Il semble même qu’il n’y ait guère de limite assignable à cette décroissance, car il n’y a pas ici, comme quand il s’agit d’une marchandise, la limite minimum des frais de production, ou comme quand il s’agit du salaire, celle fixée par le coût d’existence d’un ouvrier. Ici la seule limite c’est celle au-dessous de laquelle le capitaliste renoncerait à prêter et préférerait thésauriser son capital ou le manger mais quel est le taux au-dessous duquel le capitaliste préférera dépenser son argent ou le garder sous clé que le prêter ? Sera-ce 1 p. 100 ? Sera-ce 1 p. 1000 ? Nul ne peut le dire[1].

Voilà les arguments : mais aucun ne nous paraît décisif.

En fait, la soudaineté même et l’amplitude de la baisse qu’a subie, en moins d’une génération, l’intérêt de l’argent, nous révèle assez qu’il ne s’agit point ici de ces courbes séculaires qui caractérisent le mouvement évolutif, mais d’une oscillation temporaire et probablement périodique. Et c’est ce que l’histoire confirme aussi. Sous l’Empire Romain le taux de l’intérêt n’était pas plus élevé qu’au milieu de ce siècle, et au XVIIIe siècle, en Hollande, il était déjà tombé aussi bas qu’aujourd’hui.

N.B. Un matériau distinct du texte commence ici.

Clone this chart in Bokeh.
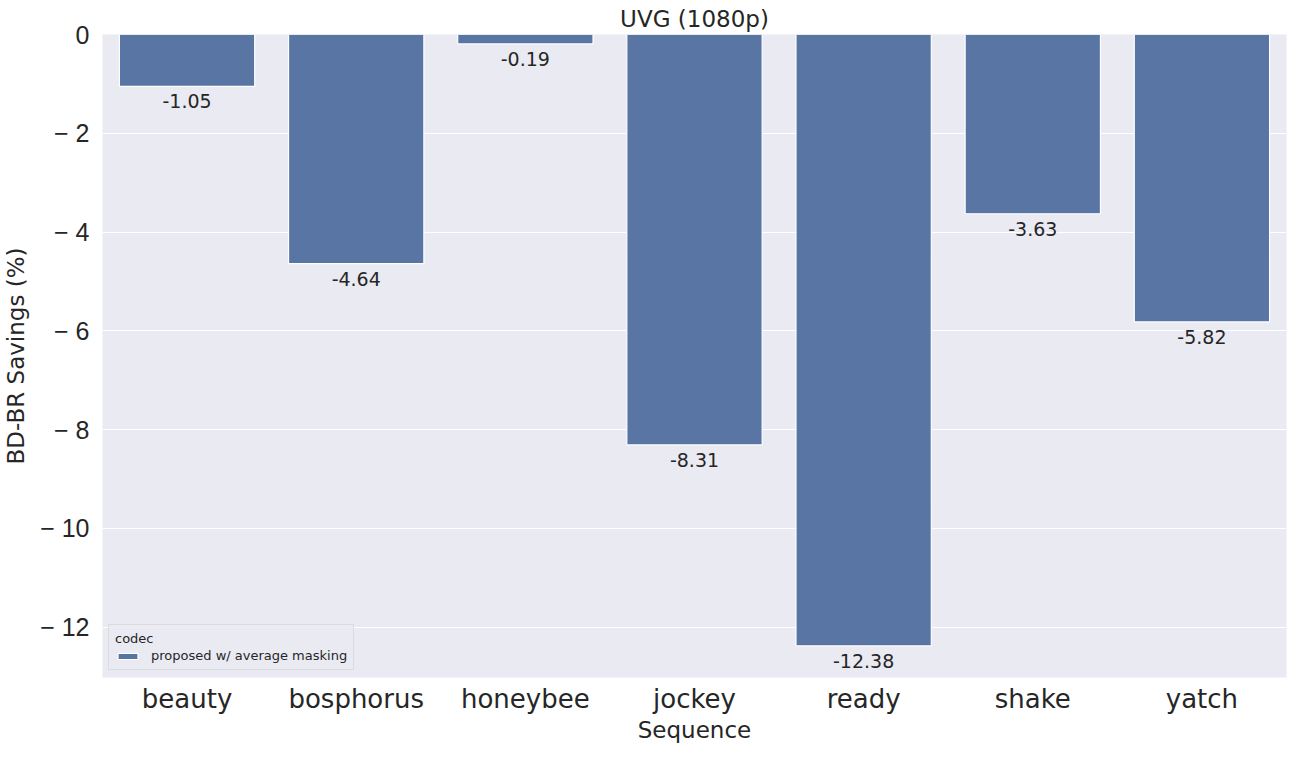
from bokeh.plotting import figure
from bokeh.models import ColumnDataSource, LabelSet, Legend, LegendItem, FixedTicker, Range1d
from bokeh.core.properties import value
from bokeh.embed import file_html
from bokeh.resources import INLINE

sequences = ["beauty", "bosphorus", "honeybee", "jockey", "ready", "shake", "yatch"]
savings = [-1.05, -4.64, -0.19, -8.31, -12.38, -3.63, -5.82]
series_name = "proposed w/ average masking"
y_ticks = [0, -2, -4, -6, -8, -10, -12]

FONT = "DejaVu Sans"
YFONT = "Liberation Sans"
TXT = "#262626"
xpos = list(range(len(sequences)))
src = ColumnDataSource(dict(x=xpos, seq=sequences, val=savings,
                            lab=["%.2f" % v for v in savings]))

p = figure(x_range=Range1d(-0.5, len(sequences) - 0.5), y_range=Range1d(-13.02, 0),
           width=1288, height=745, output_backend="svg", toolbar_location=None,
           min_border_left=96, min_border_right=2, min_border_top=28, min_border_bottom=65)
p.title.text = "UVG (1080p)"
p.title.align = "center"
p.title.text_font = FONT
p.title.text_font_size = "23px"
p.title.text_font_style = "normal"
p.title.text_color = TXT
p.title.offset = 0
p.title.standoff = 6

p.background_fill_color = "#EAEAF2"
p.border_fill_color = "white"
p.outline_line_color = None

r = p.vbar(x="x", top="val", bottom=0, width=0.8, source=src,
           fill_color="#5875A4", line_color="white", line_width=1.2)

p.add_layout(LabelSet(x="x", y="val", text="lab", source=src, y_offset=-8,
                      text_align="center", text_baseline="top",
                      text_font_size="19px", text_color=TXT, text_font=value(FONT)))

p.xgrid.grid_line_color = None
p.ygrid.grid_line_color = "white"
p.ygrid.grid_line_width = 1.2

p.xaxis.ticker = FixedTicker(ticks=xpos)
p.xaxis.major_label_overrides = {i: s for i, s in zip(xpos, sequences)}
p.yaxis.ticker = FixedTicker(ticks=y_ticks)
p.yaxis.major_label_overrides = {t: ("0" if t == 0 else "\u2212 %d" % abs(t)) for t in y_ticks}
for ax in (p.xaxis[0], p.yaxis[0]):
    ax.axis_line_color = None
    ax.major_tick_line_color = None
    ax.minor_tick_line_color = None
    ax.major_tick_out = 0
    ax.major_tick_in = 0
    ax.minor_tick_out = 0
    ax.minor_tick_in = 0
    ax.major_label_text_color = TXT
    ax.axis_label_text_font = FONT
    ax.axis_label_text_font_size = "23px"
    ax.axis_label_text_font_style = "normal"
    ax.axis_label_text_color = TXT
p.xaxis.major_label_text_font = FONT
p.xaxis.major_label_text_font_size = "26px"
p.yaxis.major_label_text_font = YFONT
p.yaxis.major_label_text_font_size = "25px"
p.xaxis.axis_label = "Sequence"
p.yaxis.axis_label = "BD-BR Savings (%)"
p.xaxis.major_label_standoff = 6
p.yaxis.major_label_standoff = 13
p.xaxis.axis_label_standoff = 0
p.yaxis.axis_label_standoff = 8

legend = Legend(items=[LegendItem(label=series_name, renderers=[r])],
                location=(6, 7), title="codec",
                title_text_font_size="13px", title_text_font_style="normal",
                title_text_font=FONT, title_text_color=TXT,
                label_text_font=FONT, label_text_font_size="13px", label_text_color=TXT,
                background_fill_color="#EAEAF2", background_fill_alpha=0.8,
                border_line_color="#cccccc", border_line_width=1,
                glyph_width=25, glyph_height=8, padding=6, spacing=2, margin=0,
                label_standoff=11, title_standoff=2)
p.add_layout(legend)

open("out.html", "w").write(file_html(p, INLINE))
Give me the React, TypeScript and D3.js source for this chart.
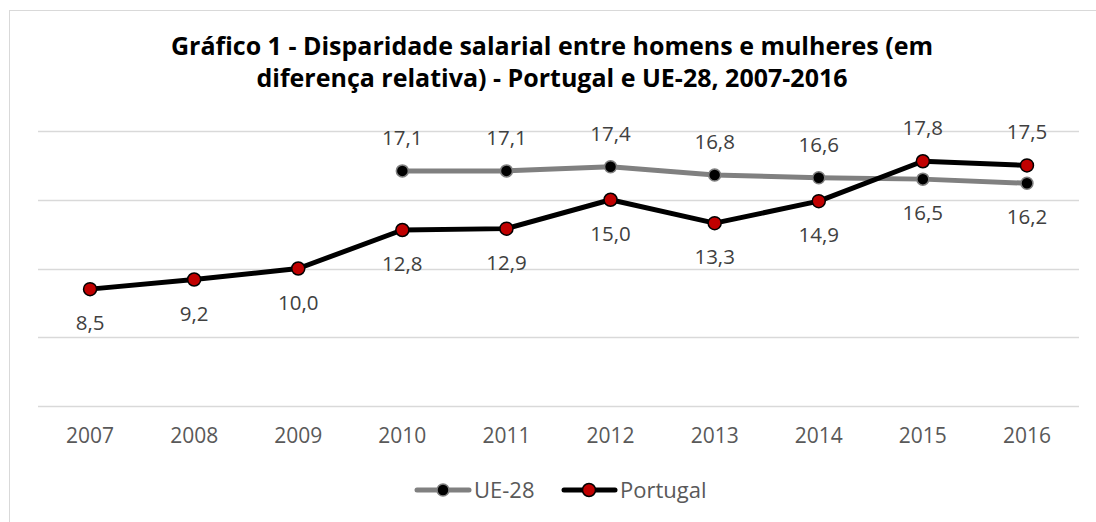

Quant aux prévisions sur la diminution des risques courus par les capitaux et la diminution de leur productivité, elles ne peuvent être que bien incertaines. Pour les risques d’abord, pense-t-on qu’il y ait aujourd’hui moins de débiteurs insolvables, moins de faillites, moins de colossales escroqueries, moins de capitaux engloutis dans des entreprises aventureuses qu’au temps jadis et par conséquent pourquoi se croire autorisés à conclure qu’il en sera différemment dans l’avenir ?[2] — En ce qui concerne la productivité, il est certain que si l’on considère une même industrie, par exemple, celle des chemins de fer ou l’éclairage au gaz, il y a une limite à leur développement, mais si l’on considère la production en général, comme les industries anciennes sont sans cesse remplacées par de nouvelles, rien n’autorise à croire que les transports par ballons, par exemple, seront moins rémunérateurs que ceux par chemins de fer, ou l’éclairage électrique (ou à l’acétylène) que l’éclairage au gaz[3].

En résumé, ce qui nous paraît le plus probable c’est que le taux de l’intérêt, après avoir atteint un certain point minimum dont nous ne sommes plus sans doute bien éloignés, se relèvera, et qu’il passera dans l’avenir par les mêmes longues périodes alternantes de hausse et de baisse que dans le passé.

    était la fraction du capital représentée par l’intérêt. Au lieu de dire qu’on prêtait à 5 %, on disait prêter au denier 20 (parce que l’intérêt représente en ce cas le 1/20 du capital), au lieu de 4 %, on disait au denier vingt-cinq, etc.

  1. Bastiat dit que l’intérêt peut descendre au-dessous de toute quantité assignable sans jamais pourtant descendre à zéro, comme ces courbes, connues en mathématique sous le nom d’asymptotes, qui peuvent se rapprocher indéfiniment d’une ligne droite sans jamais arriver à la toucher. Un économiste anglais, M. Foxwell, a même eu le courage de déclarer qu’un jour pourrait venir où les capitalistes, loin de toucher un intérêt de ceux à qui ils confieraient leurs fonds, les paieraient au contraire pour cela. C’est donc la gratuité du crédit rêvé par Proudhon et qu’on avait si fort raillée.
    Il est juste de dire d’ailleurs que M. Foxwell vise surtout les prêts faits aux banques sous forme de dépôts. Et dans ce cas, en effet, il est très possible qu’à raison du service qu’elles rendent au déposant, non seulement les banques ne paient point d’intérêt, mais encore fassent payer un droit de garde : c’est ce qu’elles faisaient autrefois (Voy. p. 327).
  2. Il faut même tenir compte d’un risque nouveau, celui qui résulte des grèves et aussi des charges que les lois tendent à imposer de plus en plus aux patrons et aux rentiers.
  3. C’est M. P. Leroy-Beaulieu, défenseur ardent de la thèse de l’abaissement progressif du taux de l’intérêt, qui a surtout développé cet argument auquel il attache une grande importance. Cependant cet argument qui se fonde en somme sur une croyance pessimiste — celle d’une limite fatale imposée à l’industrie humaine — ne parait pas s’accorder très bien avec les vues de l’auteur qui sont généralement très optimistes tant pour la production que pour la répartition. Cette contradiction se révèle d’une façon curieuse dans ce fait que M. Leroy-Beaulieu, qui admet la décroissance de la productivité du capital, n’admet pas la loi du rendement non proportionnel dans l’agriculture et gourmande sur ce point Ricardo et Stuart Mill ! — Voy. dans le même sens, Saugrain, La baisse du taux de l’intérêt.